----- Input for this task -----

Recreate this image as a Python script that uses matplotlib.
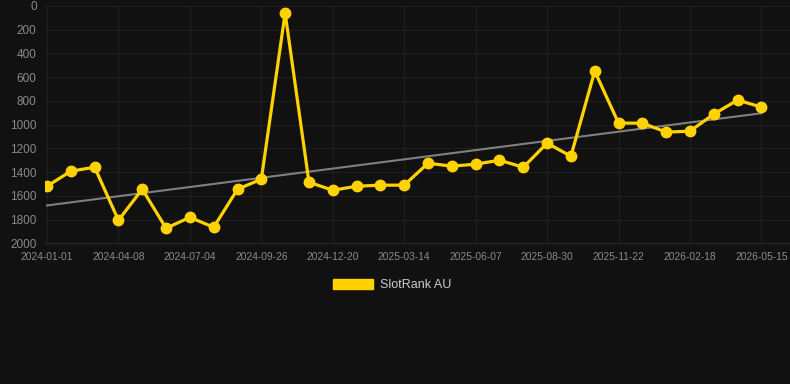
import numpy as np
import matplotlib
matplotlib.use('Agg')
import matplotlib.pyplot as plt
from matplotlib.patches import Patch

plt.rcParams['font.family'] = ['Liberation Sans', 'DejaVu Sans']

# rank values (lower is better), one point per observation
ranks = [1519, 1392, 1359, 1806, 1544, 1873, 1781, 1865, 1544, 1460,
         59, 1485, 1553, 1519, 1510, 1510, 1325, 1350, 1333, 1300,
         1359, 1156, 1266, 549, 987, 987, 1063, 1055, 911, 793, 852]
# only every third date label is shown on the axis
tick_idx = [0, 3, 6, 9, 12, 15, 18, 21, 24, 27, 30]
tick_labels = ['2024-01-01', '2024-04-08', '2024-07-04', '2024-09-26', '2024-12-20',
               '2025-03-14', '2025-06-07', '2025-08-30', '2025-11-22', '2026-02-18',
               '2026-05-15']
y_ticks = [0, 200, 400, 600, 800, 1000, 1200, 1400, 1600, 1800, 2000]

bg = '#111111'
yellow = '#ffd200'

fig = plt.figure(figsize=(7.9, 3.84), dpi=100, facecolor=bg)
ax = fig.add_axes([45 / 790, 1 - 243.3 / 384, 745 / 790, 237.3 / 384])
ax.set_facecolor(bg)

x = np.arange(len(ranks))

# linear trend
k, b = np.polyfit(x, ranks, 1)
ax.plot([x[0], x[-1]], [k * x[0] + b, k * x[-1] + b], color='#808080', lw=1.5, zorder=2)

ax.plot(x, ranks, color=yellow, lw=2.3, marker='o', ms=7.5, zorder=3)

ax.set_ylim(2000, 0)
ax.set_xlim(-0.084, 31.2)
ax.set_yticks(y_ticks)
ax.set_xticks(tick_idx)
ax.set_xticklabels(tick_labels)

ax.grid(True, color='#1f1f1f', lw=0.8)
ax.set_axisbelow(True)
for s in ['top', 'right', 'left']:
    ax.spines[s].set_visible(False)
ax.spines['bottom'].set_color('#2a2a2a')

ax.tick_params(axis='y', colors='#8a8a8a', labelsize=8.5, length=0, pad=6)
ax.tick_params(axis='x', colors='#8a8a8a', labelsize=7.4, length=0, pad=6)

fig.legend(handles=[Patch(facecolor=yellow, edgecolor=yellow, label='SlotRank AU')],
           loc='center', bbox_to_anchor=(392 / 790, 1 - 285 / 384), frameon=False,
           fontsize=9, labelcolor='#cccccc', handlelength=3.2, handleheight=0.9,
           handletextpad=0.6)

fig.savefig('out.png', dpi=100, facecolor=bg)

-----
----- Input for this task -----

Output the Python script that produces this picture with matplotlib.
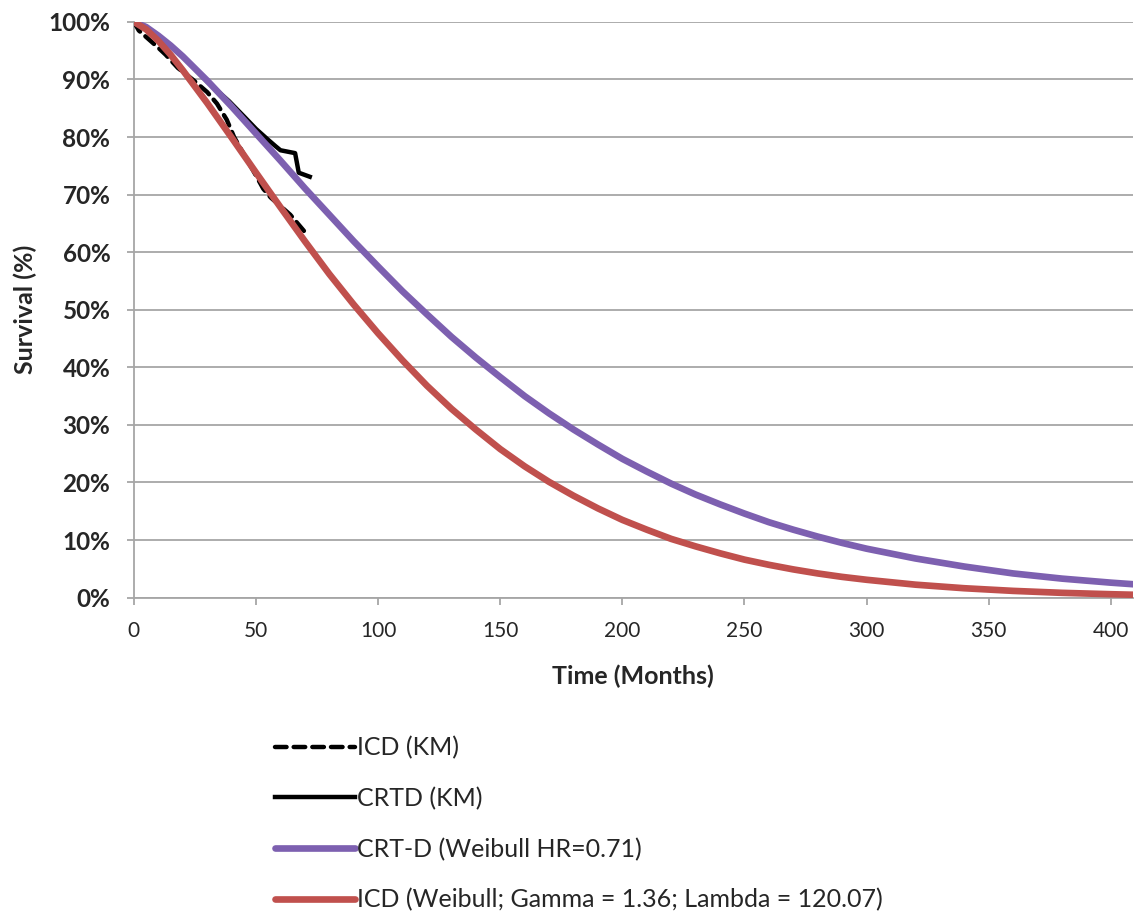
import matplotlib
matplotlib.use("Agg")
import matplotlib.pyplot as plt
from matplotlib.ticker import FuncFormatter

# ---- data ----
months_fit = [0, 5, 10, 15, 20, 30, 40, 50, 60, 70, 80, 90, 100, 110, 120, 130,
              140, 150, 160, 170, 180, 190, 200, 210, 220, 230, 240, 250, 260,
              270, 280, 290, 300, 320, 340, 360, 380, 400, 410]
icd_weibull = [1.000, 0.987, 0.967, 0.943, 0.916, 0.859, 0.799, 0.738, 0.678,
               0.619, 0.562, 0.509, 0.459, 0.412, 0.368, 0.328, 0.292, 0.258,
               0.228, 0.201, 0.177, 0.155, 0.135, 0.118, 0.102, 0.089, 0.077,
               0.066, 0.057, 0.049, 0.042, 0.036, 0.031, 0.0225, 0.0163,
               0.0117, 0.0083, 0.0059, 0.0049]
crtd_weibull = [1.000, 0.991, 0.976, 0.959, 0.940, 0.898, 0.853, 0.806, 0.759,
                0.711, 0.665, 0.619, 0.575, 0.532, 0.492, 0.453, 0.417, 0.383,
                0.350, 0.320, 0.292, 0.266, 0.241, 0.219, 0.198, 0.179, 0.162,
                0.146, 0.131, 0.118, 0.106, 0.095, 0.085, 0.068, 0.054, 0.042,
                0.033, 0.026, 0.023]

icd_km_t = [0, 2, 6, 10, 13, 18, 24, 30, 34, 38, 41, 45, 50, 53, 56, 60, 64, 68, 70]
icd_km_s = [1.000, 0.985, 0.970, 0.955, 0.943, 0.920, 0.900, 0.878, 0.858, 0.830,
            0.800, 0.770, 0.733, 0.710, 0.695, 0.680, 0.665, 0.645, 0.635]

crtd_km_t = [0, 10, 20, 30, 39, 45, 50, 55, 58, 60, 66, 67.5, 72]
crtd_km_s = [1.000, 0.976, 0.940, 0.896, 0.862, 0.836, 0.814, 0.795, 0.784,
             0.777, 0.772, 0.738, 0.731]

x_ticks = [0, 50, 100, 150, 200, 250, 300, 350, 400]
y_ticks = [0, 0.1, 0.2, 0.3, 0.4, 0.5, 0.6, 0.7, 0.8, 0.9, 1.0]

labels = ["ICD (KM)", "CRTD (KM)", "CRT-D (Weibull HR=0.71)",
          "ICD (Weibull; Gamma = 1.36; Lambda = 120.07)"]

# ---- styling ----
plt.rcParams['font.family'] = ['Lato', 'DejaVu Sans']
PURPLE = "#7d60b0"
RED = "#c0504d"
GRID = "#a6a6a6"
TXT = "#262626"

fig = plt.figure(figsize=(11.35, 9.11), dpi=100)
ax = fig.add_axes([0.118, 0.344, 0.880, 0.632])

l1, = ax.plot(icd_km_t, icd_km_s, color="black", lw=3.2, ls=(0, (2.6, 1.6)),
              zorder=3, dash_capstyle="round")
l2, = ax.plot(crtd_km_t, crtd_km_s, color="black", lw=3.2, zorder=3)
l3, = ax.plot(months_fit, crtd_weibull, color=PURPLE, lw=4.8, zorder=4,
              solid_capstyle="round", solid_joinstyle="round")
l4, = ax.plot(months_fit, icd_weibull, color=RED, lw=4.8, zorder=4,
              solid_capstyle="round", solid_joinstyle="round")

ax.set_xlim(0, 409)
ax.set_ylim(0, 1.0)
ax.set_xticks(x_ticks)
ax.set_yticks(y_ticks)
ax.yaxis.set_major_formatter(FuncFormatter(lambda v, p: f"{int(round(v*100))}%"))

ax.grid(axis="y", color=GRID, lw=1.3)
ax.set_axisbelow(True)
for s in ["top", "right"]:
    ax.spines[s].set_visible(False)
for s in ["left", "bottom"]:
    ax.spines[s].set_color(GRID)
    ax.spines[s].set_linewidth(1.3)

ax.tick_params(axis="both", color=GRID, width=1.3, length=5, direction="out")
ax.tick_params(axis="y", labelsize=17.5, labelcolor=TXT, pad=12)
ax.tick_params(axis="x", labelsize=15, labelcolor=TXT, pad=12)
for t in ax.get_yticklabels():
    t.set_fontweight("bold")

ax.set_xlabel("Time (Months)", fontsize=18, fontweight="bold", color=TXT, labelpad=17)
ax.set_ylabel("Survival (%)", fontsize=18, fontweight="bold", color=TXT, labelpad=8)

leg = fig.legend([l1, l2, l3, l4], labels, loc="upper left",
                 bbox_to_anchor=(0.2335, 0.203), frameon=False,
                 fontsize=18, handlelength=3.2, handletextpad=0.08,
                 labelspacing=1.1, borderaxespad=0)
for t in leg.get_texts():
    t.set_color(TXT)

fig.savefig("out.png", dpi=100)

-----

• **Instructions for the task**
Give only the lines from the one with "Recreate this image" to the one with "ax.spines['bottom'].set_color('#2a2a2a')", both included, again and exactly; leave the images out.

• **Response for this exercise**
Recreate this image as a Python script that uses matplotlib.
import numpy as np
import matplotlib
matplotlib.use('Agg')
import matplotlib.pyplot as plt
from matplotlib.patches import Patch

plt.rcParams['font.family'] = ['Liberation Sans', 'DejaVu Sans']

# rank values (lower is better), one point per observation
ranks = [1519, 1392, 1359, 1806, 1544, 1873, 1781, 1865, 1544, 1460,
         59, 1485, 1553, 1519, 1510, 1510, 1325, 1350, 1333, 1300,
         1359, 1156, 1266, 549, 987, 987, 1063, 1055, 911, 793, 852]
# only every third date label is shown on the axis
tick_idx = [0, 3, 6, 9, 12, 15, 18, 21, 24, 27, 30]
tick_labels = ['2024-01-01', '2024-04-08', '2024-07-04', '2024-09-26', '2024-12-20',
               '2025-03-14', '2025-06-07', '2025-08-30', '2025-11-22', '2026-02-18',
               '2026-05-15']
y_ticks = [0, 200, 400, 600, 800, 1000, 1200, 1400, 1600, 1800, 2000]

bg = '#111111'
yellow = '#ffd200'

fig = plt.figure(figsize=(7.9, 3.84), dpi=100, facecolor=bg)
ax = fig.add_axes([45 / 790, 1 - 243.3 / 384, 745 / 790, 237.3 / 384])
ax.set_facecolor(bg)

x = np.arange(len(ranks))

# linear trend
k, b = np.polyfit(x, ranks, 1)
ax.plot([x[0], x[-1]], [k * x[0] + b, k * x[-1] + b], color='#808080', lw=1.5, zorder=2)

ax.plot(x, ranks, color=yellow, lw=2.3, marker='o', ms=7.5, zorder=3)

ax.set_ylim(2000, 0)
ax.set_xlim(-0.084, 31.2)
ax.set_yticks(y_ticks)
ax.set_xticks(tick_idx)
ax.set_xticklabels(tick_labels)

ax.grid(True, color='#1f1f1f', lw=0.8)
ax.set_axisbelow(True)
for s in ['top', 'right', 'left']:
    ax.spines[s].set_visible(False)
ax.spines['bottom'].set_color('#2a2a2a')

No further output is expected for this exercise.